15. "ПЕДАГОГИЧЕСКИЙ МЕТОД"

Николай Далекий - Не открывая лица

Утром, чуть свет, Тараса повели к лейтенанту. Открыв сарай, солдаты было переполошились. Мальчишка исчез. Перерыли солому, заглянули во все углы - пусто. Хотели уже бежать к фельдфебелю и доложить о случившемся, но вдруг из гроба послышался слабый стон. В сарае было темно, и солдаты (их было двое: часовой, сменивший Курта Мюллера, и тот низенький, молоденький солдат, который, встретив Тараса в прошлое утро, пугал его автоматом) обмерли от суеверного страха.

Стон повторился, крышка гроба приподнялась.
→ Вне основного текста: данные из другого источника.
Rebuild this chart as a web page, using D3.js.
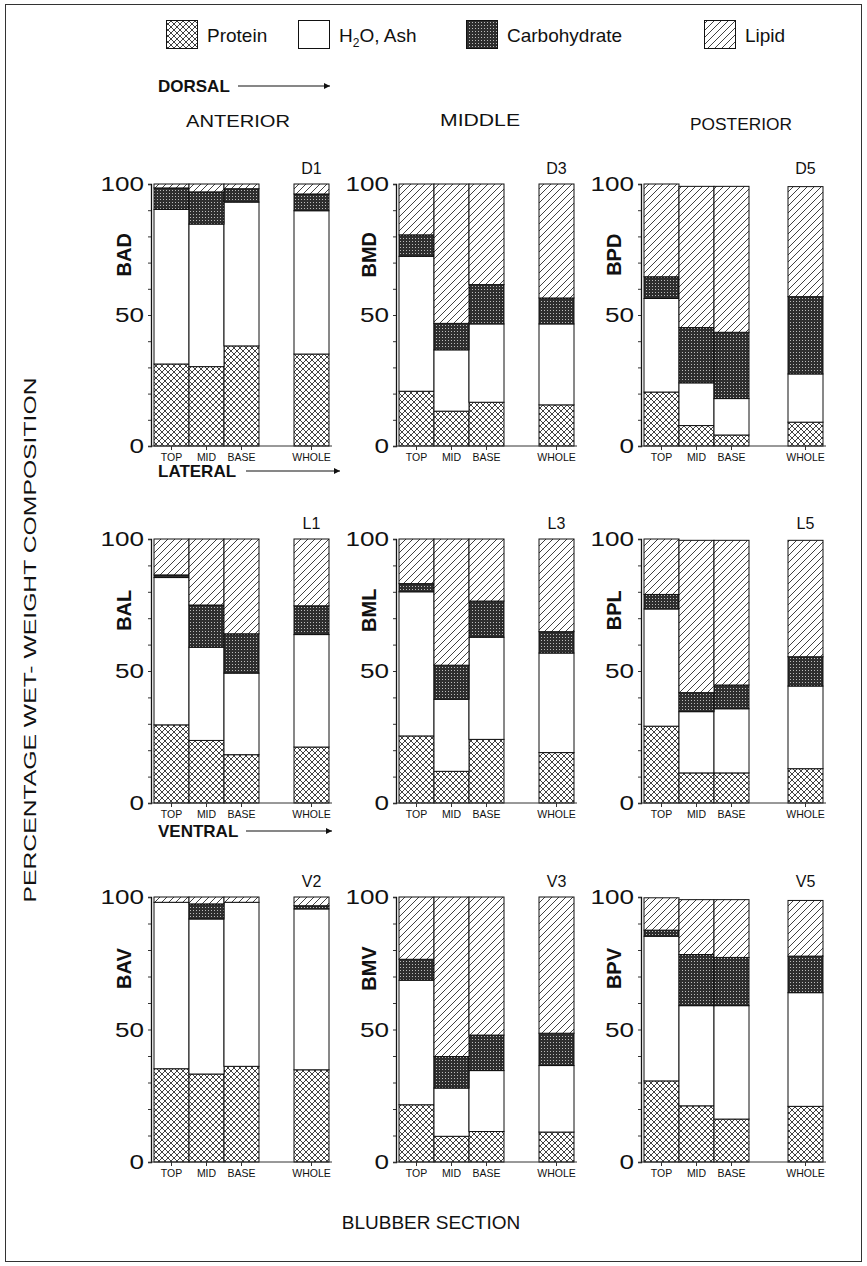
<!DOCTYPE html>
<html>
<head>
<meta charset="utf-8">
<script src="https://cdn.jsdelivr.net/npm/d3@7"></script>
<style>
  html, body { margin: 0; padding: 0; background: #fff; }
  svg { display: block; font-family: "Liberation Sans", Arial, Helvetica, sans-serif; }
</style>
</head>
<body>
<svg id="chart" width="867" height="1266"></svg>
<script>
// Blubber composition (% wet weight) by section for nine sampling sites.
const panelNames = ["BAD", "BMD", "BPD", "BAL", "BML", "BPL", "BAV", "BMV", "BPV"];
const siteCodes  = ["D1", "D3", "D5", "L1", "L3", "L5", "V2", "V3", "V5"];
const sections   = ["TOP", "MID", "BASE", "WHOLE"];
const regions    = ["DORSAL", "LATERAL", "VENTRAL"];
const positions  = ["ANTERIOR", "MIDDLE", "POSTERIOR"];
const yTicks     = [0, 10, 20, 30, 40, 50, 60, 70, 80, 90, 100];
const yLabels    = [0, 50, 100];

// one row per panel, values for TOP, MID, BASE, WHOLE
const protein = [
  [31.3, 30.3, 38.2, 35.1],
  [20.9, 13.3, 16.7, 15.7],
  [20.6,  7.8,  4.2,  9.1],
  [29.6, 23.7, 18.3, 21.2],
  [25.4, 12.0, 24.1, 19.1],
  [29.1, 11.4, 11.4, 13.0],
  [35.2, 33.2, 36.1, 34.8],
  [21.6,  9.7, 11.5, 11.3],
  [30.6, 21.2, 16.2, 21.0]
];
const waterAsh = [
  [59.0, 54.4, 54.9, 54.7],
  [51.5, 23.4, 29.9, 30.9],
  [35.7, 16.3, 13.9, 18.4],
  [55.8, 35.3, 30.9, 42.6],
  [54.6, 27.3, 38.7, 37.7],
  [44.4, 23.2, 24.3, 31.3],
  [62.8, 58.5, 61.9, 60.7],
  [47.0, 18.2, 23.0, 25.1],
  [54.6, 37.8, 42.8, 42.9]
];
const carbohydrate = [
  [ 8.2, 12.3,  5.1,  6.4],
  [ 8.2, 10.1, 15.0,  9.9],
  [ 8.3, 21.1, 25.3, 29.5],
  [ 1.0, 16.0, 14.9, 10.9],
  [ 3.1, 12.9, 13.7,  8.1],
  [ 5.5,  7.2,  9.0, 11.1],
  [ 0.0,  5.7,  0.0,  1.2],
  [ 7.9, 11.9, 13.4, 12.2],
  [ 2.3, 19.3, 18.2, 13.8]
];
const lipid = [
  [ 1.5,  3.0,  1.8,  3.8],
  [19.4, 53.2, 38.4, 43.5],
  [35.4, 53.9, 55.7, 42.0],
  [13.6, 25.0, 35.9, 25.3],
  [16.9, 47.8, 23.5, 35.1],
  [21.0, 57.7, 54.8, 44.1],
  [ 2.0,  2.6,  2.0,  3.3],
  [23.5, 60.2, 52.1, 51.4],
  [12.2, 20.7, 21.8, 21.0]
];

const keys = ["protein", "waterAsh", "carbohydrate", "lipid"];
const legendLabels = ["Protein", "H2O, Ash", "Carbohydrate", "Lipid"];

const svg = d3.select("#chart");
const defs = svg.append("defs");

// fill patterns
const pCross = defs.append("pattern").attr("id", "pat-protein")
  .attr("patternUnits", "userSpaceOnUse").attr("width", 6).attr("height", 6);
pCross.append("rect").attr("width", 6).attr("height", 6).attr("fill", "#fff");
pCross.append("path").attr("d", "M0,0L6,6M6,0L0,6")
  .attr("stroke", "#111").attr("stroke-width", 0.8).attr("fill", "none");

const pWater = defs.append("pattern").attr("id", "pat-waterAsh")
  .attr("patternUnits", "userSpaceOnUse").attr("width", 6).attr("height", 6);
pWater.append("rect").attr("width", 6).attr("height", 6).attr("fill", "#fff");

const pCarb = defs.append("pattern").attr("id", "pat-carbohydrate")
  .attr("patternUnits", "userSpaceOnUse").attr("width", 3).attr("height", 3);
pCarb.append("rect").attr("width", 3).attr("height", 3).attr("fill", "#2e2e2e");
pCarb.append("rect").attr("x", 1).attr("y", 1).attr("width", 1).attr("height", 1).attr("fill", "#bbb");

const pLipid = defs.append("pattern").attr("id", "pat-lipid")
  .attr("patternUnits", "userSpaceOnUse").attr("width", 7).attr("height", 7);
pLipid.append("rect").attr("width", 7).attr("height", 7).attr("fill", "#fff");
pLipid.append("path").attr("d", "M0,7L7,0M-1,1L1,-1M6,8L8,6")
  .attr("stroke", "#111").attr("stroke-width", 0.8).attr("fill", "none");

const arrowMarker = defs.append("marker").attr("id", "arrowhead")
  .attr("viewBox", "0 0 10 10").attr("refX", 10).attr("refY", 5)
  .attr("markerWidth", 14).attr("markerHeight", 6).attr("markerUnits", "userSpaceOnUse")
  .attr("orient", "auto");
arrowMarker.append("path").attr("d", "M0,0L10,5L0,10Z").attr("fill", "#111");

// outer frame
svg.append("rect").attr("x", 5.5).attr("y", 4.5).attr("width", 856).attr("height", 1257)
  .attr("fill", "none").attr("stroke", "#333").attr("stroke-width", 1);

// legend
const legendX = [166, 298, 466, 704];
const legend = svg.append("g");
keys.forEach((k, i) => {
  legend.append("rect").attr("x", legendX[i] + 0.5).attr("y", 20.5).attr("width", 31).attr("height", 28)
    .attr("fill", `url(#pat-${k})`).attr("stroke", "#111").attr("stroke-width", 1);
  const t = legend.append("text").attr("x", legendX[i] + 41).attr("y", 42)
    .attr("font-size", 19).attr("fill", "#111");
  if (k === "waterAsh") {
    t.append("tspan").text("H");
    t.append("tspan").attr("font-size", 12).attr("dy", 5).text("2");
    t.append("tspan").attr("dy", -5).text("O, Ash");
  } else {
    t.text(legendLabels[i]);
  }
});

// region headers with arrows
const regionY = [92, 477, 837];
const arrowSpan = [[238, 330], [246, 340], [246, 332]];
regions.forEach((r, i) => {
  svg.append("text").attr("x", 158).attr("y", regionY[i]).attr("font-size", 17)
    .attr("font-weight", "bold").attr("fill", "#111").text(r);
  svg.append("line").attr("x1", arrowSpan[i][0]).attr("x2", arrowSpan[i][1])
    .attr("y1", regionY[i] - 6).attr("y2", regionY[i] - 6)
    .attr("stroke", "#111").attr("stroke-width", 1.2).attr("marker-end", "url(#arrowhead)");
});

// position headers
const posX = [238, 480, 741];
const posY = [127, 126, 130];
const posLen = [104, 80, 102];
positions.forEach((p, i) => {
  svg.append("text").attr("x", posX[i]).attr("y", posY[i]).attr("text-anchor", "middle")
    .attr("font-size", 16).attr("fill", "#111")
    .attr("textLength", posLen[i]).attr("lengthAdjust", "spacingAndGlyphs").text(p);
});

// axis titles
svg.append("text").attr("transform", "translate(36,640) rotate(-90)")
  .attr("text-anchor", "middle").attr("font-size", 17).attr("fill", "#111")
  .attr("textLength", 525).attr("lengthAdjust", "spacingAndGlyphs")
  .text("PERCENTAGE WET- WEIGHT COMPOSITION");
svg.append("text").attr("x", 431).attr("y", 1229).attr("text-anchor", "middle")
  .attr("font-size", 19).attr("fill", "#111").text("BLUBBER SECTION");

// panel geometry
const colAxisX = [151, 396, 641];
const rowTop = [184, 539, 897];
const rowBottom = [446, 803, 1162];
const barW = 35;
const wholeGap = [0, 0, 4];

panelNames.forEach((name, p) => {
  const row = Math.floor(p / 3), col = p % 3;
  const ax = colAxisX[col];
  const y = d3.scaleLinear().domain([0, 100]).range([rowBottom[row], rowTop[row]]);
  const x = d3.scaleBand().domain(["TOP", "MID", "BASE", "gap", "WHOLE"])
    .range([ax + 3, ax + 3 + barW * 5]).paddingInner(0).paddingOuter(0);
  const bx = s => x(s) + (s === "WHOLE" ? wholeGap[col] : 0);
  const endX = ax + 3 + barW * 5 + wholeGap[col] + 3;

  const rows = sections.map((s, j) => ({
    section: s,
    protein: protein[p][j],
    waterAsh: waterAsh[p][j],
    carbohydrate: carbohydrate[p][j],
    lipid: lipid[p][j]
  }));
  const stacked = d3.stack().keys(keys)(rows);

  const g = svg.append("g");

  // stacked bars
  stacked.forEach(layer => {
    g.append("g").selectAll("rect").data(layer.filter(d => d[1] - d[0] > 0)).join("rect")
      .attr("x", d => bx(d.data.section))
      .attr("y", d => y(d[1]))
      .attr("width", x.bandwidth())
      .attr("height", d => y(d[0]) - y(d[1]))
      .attr("fill", `url(#pat-${layer.key})`)
      .attr("stroke", "#111").attr("stroke-width", 1);
  });

  // y axis with minor ticks every 10
  const yAxis = d3.axisLeft(y).tickValues(yTicks).tickSize(3).tickFormat("");
  const ya = g.append("g").attr("transform", `translate(${ax},0)`).call(yAxis);
  ya.select(".domain").attr("stroke", "#111").attr("stroke-width", 1.3);
  ya.selectAll(".tick line").attr("stroke", "#333");

  g.selectAll(".ylab").data(yLabels).join("text")
    .attr("x", ax - 7).attr("y", d => y(d) + 7).attr("text-anchor", "end")
    .attr("font-size", 20).attr("fill", "#111")
    .attr("textLength", d => String(d).length * 14.5).attr("lengthAdjust", "spacingAndGlyphs")
    .text(d => d);

  // baseline and section ticks
  const xAxis = d3.axisBottom(x).tickValues(sections).tickSize(4).tickFormat("");
  const xa = g.append("g").attr("transform", `translate(0,${y(0)})`).call(xAxis);
  xa.select(".domain").attr("d", `M${ax},0H${endX}`)
    .attr("stroke", "#333").attr("stroke-width", 1);
  xa.selectAll(".tick line").attr("stroke", "#333")
    .attr("transform", d => `translate(${d === "WHOLE" ? wholeGap[col] : 0},0)`);

  g.selectAll(".xlab").data(sections).join("text")
    .attr("x", d => bx(d) + x.bandwidth() / 2).attr("y", y(0) + 15)
    .attr("text-anchor", "middle").attr("font-size", 10.5).attr("fill", "#111")
    .text(d => d);

  // panel name and site code
  g.append("text")
    .attr("transform", `translate(${ax - 20},${y(73)}) rotate(-90)`)
    .attr("text-anchor", "middle").attr("font-size", 20).attr("font-weight", "bold")
    .attr("fill", "#111").text(name);
  g.append("text").attr("x", bx("WHOLE") + x.bandwidth() / 2).attr("y", y(100) - 10)
    .attr("text-anchor", "middle").attr("font-size", 16).attr("fill", "#111")
    .text(siteCodes[p]);
});
</script>
</body>
</html>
Солдаты, вскинув автоматы, попятились к дверям, но тут же опомнились и рассмеялись - перед ними стоял живой русский мальчишка, мохнатый от множества приставших к нему соломинок.

Молоденькому солдату особенно понравился этот трюк с гробом. Заливаясь смехом, он говорил что-то, часто повторяя слово "копф" и постукивая себя пальцем по лбу. Он так развеселился, что даже сунул в руку хлопцу нашедшиеся у него в карманах галету и два кусочка сахара.

Тело Васи Коваля все еще висело на столбе. Тарас прошел мимо, даже не взглянув вверх. А позади хлопца шагал весело улыбающийся молоденький солдат - он никак не мог забыть смешного происшествия в сарае.

В кабинете Тараса ожидал Гросс. Сейчас же привели ракитнянского врача - высокого, худого, как щепка, старика, одетого в валенки, черное пальто, меховую шапку с бархатным верхом. Длинная шея врача была обмотана шерстяным женским платком, в руках он держал крохотный саквояж.